> **JOB**
In the records below, find the line that contains "Recreate this image as a Python script that uses Plotly." and the line that contains "xpad = span * 0.05"; write out exactly those two lines and everything between them, without the pictures.

> **PROVIDED INFORMATION**
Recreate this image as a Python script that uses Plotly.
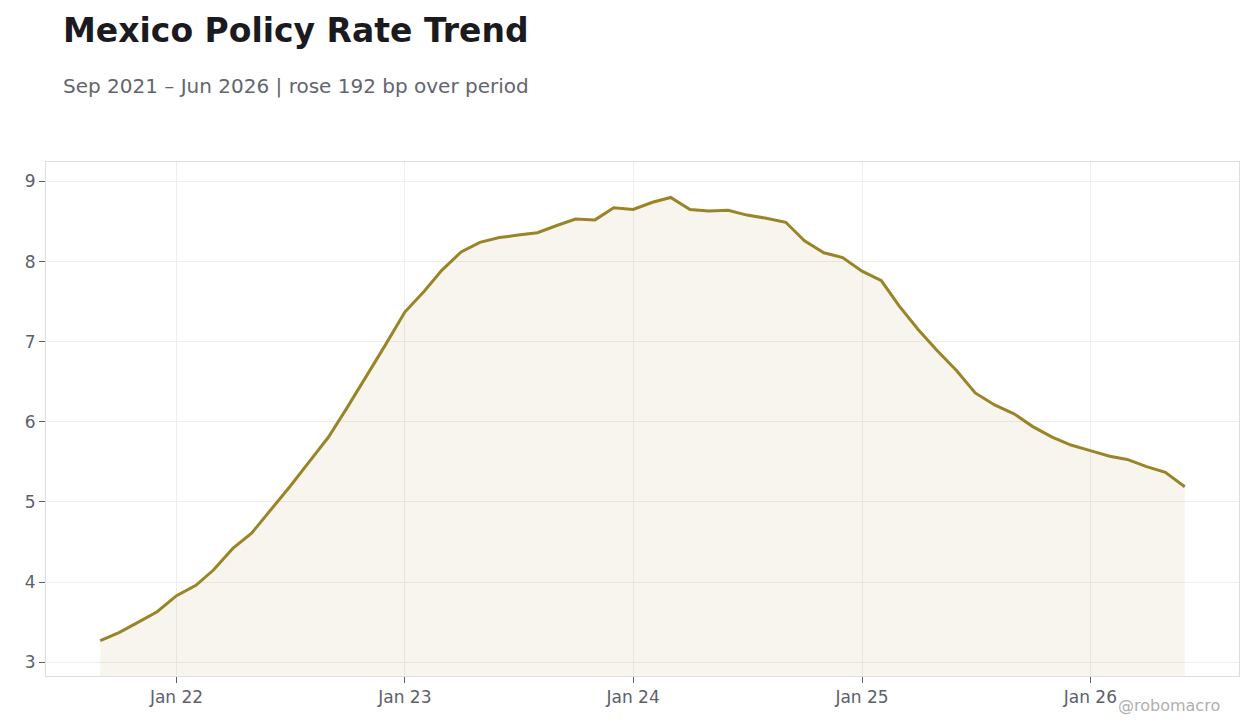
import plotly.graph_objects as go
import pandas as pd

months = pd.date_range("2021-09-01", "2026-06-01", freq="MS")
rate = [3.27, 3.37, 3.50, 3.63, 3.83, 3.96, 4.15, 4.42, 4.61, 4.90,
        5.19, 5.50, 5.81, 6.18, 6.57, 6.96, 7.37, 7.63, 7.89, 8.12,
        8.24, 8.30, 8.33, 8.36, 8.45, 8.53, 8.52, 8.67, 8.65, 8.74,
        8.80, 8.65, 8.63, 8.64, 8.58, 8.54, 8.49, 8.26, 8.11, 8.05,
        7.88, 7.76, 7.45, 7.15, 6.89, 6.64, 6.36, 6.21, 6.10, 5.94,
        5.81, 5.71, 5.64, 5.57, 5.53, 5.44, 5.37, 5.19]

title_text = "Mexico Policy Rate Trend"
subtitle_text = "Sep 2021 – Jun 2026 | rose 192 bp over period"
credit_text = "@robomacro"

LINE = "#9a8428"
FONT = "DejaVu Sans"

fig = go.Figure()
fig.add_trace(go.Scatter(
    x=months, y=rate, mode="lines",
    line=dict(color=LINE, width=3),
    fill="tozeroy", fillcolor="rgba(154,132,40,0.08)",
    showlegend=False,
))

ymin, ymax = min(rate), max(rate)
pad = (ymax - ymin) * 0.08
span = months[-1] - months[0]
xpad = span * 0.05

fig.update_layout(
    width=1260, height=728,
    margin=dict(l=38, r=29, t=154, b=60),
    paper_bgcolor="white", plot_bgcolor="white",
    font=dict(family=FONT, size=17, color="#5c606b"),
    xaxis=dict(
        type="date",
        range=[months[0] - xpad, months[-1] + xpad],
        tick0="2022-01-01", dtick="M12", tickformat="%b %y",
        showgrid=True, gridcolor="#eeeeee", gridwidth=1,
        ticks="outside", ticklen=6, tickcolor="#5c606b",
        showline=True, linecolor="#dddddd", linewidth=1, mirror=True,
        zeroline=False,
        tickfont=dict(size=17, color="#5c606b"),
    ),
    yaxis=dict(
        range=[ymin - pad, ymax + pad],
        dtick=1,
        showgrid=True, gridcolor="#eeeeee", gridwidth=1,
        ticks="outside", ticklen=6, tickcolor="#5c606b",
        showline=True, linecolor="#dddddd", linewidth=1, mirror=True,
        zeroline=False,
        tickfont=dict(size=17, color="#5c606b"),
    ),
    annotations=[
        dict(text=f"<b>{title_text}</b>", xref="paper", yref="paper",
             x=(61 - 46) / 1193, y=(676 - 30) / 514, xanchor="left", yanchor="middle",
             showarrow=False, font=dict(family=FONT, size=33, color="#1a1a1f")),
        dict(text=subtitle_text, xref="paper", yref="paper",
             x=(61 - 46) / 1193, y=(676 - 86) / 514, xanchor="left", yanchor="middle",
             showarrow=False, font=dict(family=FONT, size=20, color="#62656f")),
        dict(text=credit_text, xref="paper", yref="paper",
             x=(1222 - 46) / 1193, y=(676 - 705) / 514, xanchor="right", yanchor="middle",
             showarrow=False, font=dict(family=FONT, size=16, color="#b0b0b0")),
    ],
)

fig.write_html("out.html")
---
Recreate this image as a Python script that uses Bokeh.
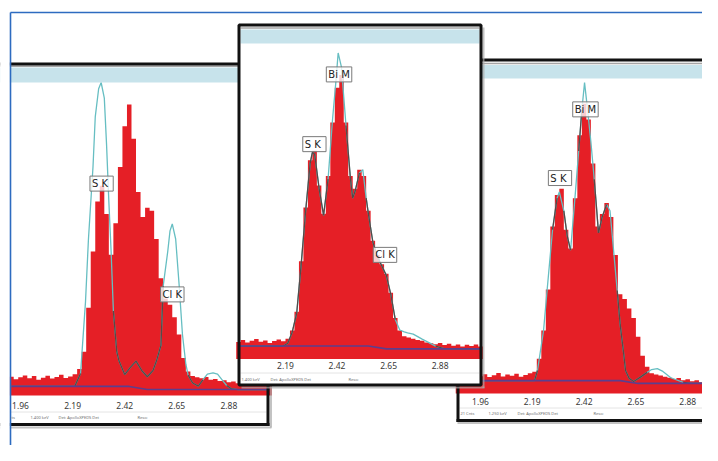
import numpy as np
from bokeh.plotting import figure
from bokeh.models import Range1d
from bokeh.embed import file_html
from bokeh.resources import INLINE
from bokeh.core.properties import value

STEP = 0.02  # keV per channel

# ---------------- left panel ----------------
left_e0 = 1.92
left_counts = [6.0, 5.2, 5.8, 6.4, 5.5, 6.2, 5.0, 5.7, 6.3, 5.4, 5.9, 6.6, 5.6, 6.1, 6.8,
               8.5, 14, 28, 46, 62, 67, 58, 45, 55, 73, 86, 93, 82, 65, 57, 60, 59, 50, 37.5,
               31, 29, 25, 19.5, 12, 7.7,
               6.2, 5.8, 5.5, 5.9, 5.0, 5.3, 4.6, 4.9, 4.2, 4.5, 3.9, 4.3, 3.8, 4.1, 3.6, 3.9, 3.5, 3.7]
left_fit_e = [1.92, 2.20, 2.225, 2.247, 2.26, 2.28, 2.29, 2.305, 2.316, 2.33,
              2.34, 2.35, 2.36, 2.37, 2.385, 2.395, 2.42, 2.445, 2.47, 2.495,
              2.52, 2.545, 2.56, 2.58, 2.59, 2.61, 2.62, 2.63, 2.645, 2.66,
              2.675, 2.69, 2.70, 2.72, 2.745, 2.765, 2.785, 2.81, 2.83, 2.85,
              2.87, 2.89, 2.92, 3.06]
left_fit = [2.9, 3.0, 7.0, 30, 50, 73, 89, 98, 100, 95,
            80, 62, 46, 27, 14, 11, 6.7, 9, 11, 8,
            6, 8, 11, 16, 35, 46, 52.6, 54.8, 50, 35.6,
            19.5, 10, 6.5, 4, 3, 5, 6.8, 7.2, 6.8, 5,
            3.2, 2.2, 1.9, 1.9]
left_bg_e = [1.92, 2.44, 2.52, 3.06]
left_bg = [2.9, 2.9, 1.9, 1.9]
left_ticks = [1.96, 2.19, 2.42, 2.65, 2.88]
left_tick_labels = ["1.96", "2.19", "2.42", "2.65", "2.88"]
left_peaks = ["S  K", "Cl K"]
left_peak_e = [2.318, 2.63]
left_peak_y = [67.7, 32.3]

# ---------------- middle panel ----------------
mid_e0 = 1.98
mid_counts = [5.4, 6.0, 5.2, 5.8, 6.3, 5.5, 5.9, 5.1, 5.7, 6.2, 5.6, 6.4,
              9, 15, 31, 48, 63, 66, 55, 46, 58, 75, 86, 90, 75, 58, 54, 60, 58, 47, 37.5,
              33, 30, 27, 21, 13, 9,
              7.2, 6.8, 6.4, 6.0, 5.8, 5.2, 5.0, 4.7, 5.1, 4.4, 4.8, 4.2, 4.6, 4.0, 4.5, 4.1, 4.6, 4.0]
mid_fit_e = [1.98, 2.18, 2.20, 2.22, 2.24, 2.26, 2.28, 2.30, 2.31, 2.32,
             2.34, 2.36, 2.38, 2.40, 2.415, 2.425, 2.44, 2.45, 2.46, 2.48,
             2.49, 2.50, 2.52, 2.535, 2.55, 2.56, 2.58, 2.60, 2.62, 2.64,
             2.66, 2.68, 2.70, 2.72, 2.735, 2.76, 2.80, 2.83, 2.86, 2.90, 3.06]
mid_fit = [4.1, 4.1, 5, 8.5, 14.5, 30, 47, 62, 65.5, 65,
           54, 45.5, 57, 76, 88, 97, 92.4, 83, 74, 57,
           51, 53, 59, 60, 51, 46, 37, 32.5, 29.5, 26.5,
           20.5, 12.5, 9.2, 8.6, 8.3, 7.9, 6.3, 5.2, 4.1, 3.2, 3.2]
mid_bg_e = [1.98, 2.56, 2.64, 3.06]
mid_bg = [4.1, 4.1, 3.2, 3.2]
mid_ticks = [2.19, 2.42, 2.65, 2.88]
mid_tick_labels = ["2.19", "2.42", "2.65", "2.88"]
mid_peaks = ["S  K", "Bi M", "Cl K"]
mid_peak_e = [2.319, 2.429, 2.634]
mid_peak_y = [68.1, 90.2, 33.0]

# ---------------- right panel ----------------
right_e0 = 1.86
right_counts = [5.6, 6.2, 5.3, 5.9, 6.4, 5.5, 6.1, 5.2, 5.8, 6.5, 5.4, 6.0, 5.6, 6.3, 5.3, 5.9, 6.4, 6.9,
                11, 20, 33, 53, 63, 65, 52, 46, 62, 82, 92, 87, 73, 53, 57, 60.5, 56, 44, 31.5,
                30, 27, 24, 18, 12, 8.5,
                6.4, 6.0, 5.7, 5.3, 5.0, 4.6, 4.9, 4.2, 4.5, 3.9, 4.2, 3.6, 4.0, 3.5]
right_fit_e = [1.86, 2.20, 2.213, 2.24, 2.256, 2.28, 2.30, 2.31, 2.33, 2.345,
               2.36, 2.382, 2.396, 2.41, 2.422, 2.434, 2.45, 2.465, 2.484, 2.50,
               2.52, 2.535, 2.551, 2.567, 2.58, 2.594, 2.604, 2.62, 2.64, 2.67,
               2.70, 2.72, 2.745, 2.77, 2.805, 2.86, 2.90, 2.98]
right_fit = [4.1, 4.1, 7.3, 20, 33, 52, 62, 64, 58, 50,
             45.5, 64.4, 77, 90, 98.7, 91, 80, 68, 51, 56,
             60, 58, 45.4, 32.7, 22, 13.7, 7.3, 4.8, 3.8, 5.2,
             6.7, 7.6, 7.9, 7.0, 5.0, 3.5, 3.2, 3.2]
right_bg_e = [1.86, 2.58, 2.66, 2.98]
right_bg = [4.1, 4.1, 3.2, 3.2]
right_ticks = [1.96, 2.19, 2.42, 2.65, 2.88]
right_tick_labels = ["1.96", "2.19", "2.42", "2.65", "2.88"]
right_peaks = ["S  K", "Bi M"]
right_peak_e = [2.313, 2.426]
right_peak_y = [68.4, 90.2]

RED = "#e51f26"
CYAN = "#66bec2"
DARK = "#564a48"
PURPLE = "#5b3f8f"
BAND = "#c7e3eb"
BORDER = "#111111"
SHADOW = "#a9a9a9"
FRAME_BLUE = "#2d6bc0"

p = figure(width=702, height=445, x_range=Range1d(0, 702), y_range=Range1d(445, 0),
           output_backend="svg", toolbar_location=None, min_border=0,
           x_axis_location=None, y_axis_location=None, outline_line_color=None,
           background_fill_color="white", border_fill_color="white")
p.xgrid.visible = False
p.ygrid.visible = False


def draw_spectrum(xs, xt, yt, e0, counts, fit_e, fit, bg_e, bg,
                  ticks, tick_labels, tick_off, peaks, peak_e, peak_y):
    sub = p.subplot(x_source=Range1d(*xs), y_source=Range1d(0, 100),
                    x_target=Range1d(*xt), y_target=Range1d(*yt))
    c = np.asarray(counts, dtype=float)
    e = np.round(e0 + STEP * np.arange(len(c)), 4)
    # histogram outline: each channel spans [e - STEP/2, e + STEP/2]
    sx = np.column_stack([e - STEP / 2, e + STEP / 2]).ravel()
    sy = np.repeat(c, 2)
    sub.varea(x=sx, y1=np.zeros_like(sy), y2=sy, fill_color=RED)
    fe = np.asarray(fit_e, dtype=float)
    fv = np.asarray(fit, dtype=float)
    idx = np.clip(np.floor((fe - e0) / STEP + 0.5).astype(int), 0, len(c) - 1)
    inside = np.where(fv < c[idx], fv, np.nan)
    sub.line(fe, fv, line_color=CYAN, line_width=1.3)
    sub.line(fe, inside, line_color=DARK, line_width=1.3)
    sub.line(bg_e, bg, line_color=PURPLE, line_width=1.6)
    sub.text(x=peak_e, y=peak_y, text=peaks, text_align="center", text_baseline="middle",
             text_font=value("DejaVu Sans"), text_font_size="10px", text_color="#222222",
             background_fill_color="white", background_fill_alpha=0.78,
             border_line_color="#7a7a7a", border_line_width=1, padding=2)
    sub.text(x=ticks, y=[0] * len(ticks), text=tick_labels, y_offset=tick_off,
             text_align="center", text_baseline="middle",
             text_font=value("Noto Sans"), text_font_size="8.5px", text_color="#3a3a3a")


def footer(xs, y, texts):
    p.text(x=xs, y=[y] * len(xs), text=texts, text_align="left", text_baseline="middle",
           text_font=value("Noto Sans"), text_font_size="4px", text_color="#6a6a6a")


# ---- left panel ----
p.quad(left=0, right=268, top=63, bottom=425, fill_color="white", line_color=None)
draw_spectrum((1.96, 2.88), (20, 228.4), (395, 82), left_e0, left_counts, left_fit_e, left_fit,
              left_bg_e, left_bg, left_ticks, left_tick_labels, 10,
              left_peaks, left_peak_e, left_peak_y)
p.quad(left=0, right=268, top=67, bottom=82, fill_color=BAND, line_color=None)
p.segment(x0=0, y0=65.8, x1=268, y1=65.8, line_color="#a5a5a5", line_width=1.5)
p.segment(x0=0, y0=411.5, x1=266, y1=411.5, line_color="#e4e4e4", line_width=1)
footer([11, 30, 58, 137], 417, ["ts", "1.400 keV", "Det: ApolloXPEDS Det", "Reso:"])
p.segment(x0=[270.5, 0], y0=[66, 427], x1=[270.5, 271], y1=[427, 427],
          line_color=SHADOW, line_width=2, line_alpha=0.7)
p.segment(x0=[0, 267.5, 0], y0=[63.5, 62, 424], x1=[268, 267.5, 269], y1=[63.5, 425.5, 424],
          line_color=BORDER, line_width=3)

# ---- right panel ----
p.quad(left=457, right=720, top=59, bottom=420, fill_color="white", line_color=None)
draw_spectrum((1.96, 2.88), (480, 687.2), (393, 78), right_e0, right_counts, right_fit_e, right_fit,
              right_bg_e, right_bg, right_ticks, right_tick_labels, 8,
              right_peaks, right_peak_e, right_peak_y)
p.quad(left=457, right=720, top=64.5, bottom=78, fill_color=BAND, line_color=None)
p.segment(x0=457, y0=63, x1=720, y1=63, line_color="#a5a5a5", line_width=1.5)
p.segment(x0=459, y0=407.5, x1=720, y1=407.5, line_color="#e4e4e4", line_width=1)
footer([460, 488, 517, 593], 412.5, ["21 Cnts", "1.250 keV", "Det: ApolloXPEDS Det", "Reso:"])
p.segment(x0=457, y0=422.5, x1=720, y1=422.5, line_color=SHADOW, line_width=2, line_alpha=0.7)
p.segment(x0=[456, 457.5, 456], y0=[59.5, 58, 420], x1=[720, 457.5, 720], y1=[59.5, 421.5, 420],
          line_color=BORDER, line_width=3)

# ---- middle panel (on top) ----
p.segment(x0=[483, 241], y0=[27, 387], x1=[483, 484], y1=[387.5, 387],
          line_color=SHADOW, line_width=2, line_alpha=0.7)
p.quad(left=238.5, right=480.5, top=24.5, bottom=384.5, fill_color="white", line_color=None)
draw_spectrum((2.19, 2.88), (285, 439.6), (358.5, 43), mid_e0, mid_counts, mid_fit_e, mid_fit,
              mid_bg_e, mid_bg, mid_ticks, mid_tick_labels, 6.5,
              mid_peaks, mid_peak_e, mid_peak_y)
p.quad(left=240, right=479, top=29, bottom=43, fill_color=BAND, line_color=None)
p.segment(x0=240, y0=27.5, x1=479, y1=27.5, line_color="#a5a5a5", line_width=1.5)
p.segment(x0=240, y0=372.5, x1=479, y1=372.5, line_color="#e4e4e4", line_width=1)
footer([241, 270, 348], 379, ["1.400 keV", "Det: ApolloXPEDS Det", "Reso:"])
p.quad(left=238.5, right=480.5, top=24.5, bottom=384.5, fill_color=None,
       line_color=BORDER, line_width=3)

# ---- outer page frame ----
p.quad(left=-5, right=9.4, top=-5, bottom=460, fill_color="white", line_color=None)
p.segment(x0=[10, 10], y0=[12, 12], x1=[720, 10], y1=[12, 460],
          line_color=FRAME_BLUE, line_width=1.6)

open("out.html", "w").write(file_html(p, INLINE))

> **ANSWER FOR THE TASK**
Recreate this image as a Python script that uses Plotly.
import plotly.graph_objects as go
import pandas as pd

months = pd.date_range("2021-09-01", "2026-06-01", freq="MS")
rate = [3.27, 3.37, 3.50, 3.63, 3.83, 3.96, 4.15, 4.42, 4.61, 4.90,
        5.19, 5.50, 5.81, 6.18, 6.57, 6.96, 7.37, 7.63, 7.89, 8.12,
        8.24, 8.30, 8.33, 8.36, 8.45, 8.53, 8.52, 8.67, 8.65, 8.74,
        8.80, 8.65, 8.63, 8.64, 8.58, 8.54, 8.49, 8.26, 8.11, 8.05,
        7.88, 7.76, 7.45, 7.15, 6.89, 6.64, 6.36, 6.21, 6.10, 5.94,
        5.81, 5.71, 5.64, 5.57, 5.53, 5.44, 5.37, 5.19]

title_text = "Mexico Policy Rate Trend"
subtitle_text = "Sep 2021 – Jun 2026 | rose 192 bp over period"
credit_text = "@robomacro"

LINE = "#9a8428"
FONT = "DejaVu Sans"

fig = go.Figure()
fig.add_trace(go.Scatter(
    x=months, y=rate, mode="lines",
    line=dict(color=LINE, width=3),
    fill="tozeroy", fillcolor="rgba(154,132,40,0.08)",
    showlegend=False,
))

ymin, ymax = min(rate), max(rate)
pad = (ymax - ymin) * 0.08
span = months[-1] - months[0]
xpad = span * 0.05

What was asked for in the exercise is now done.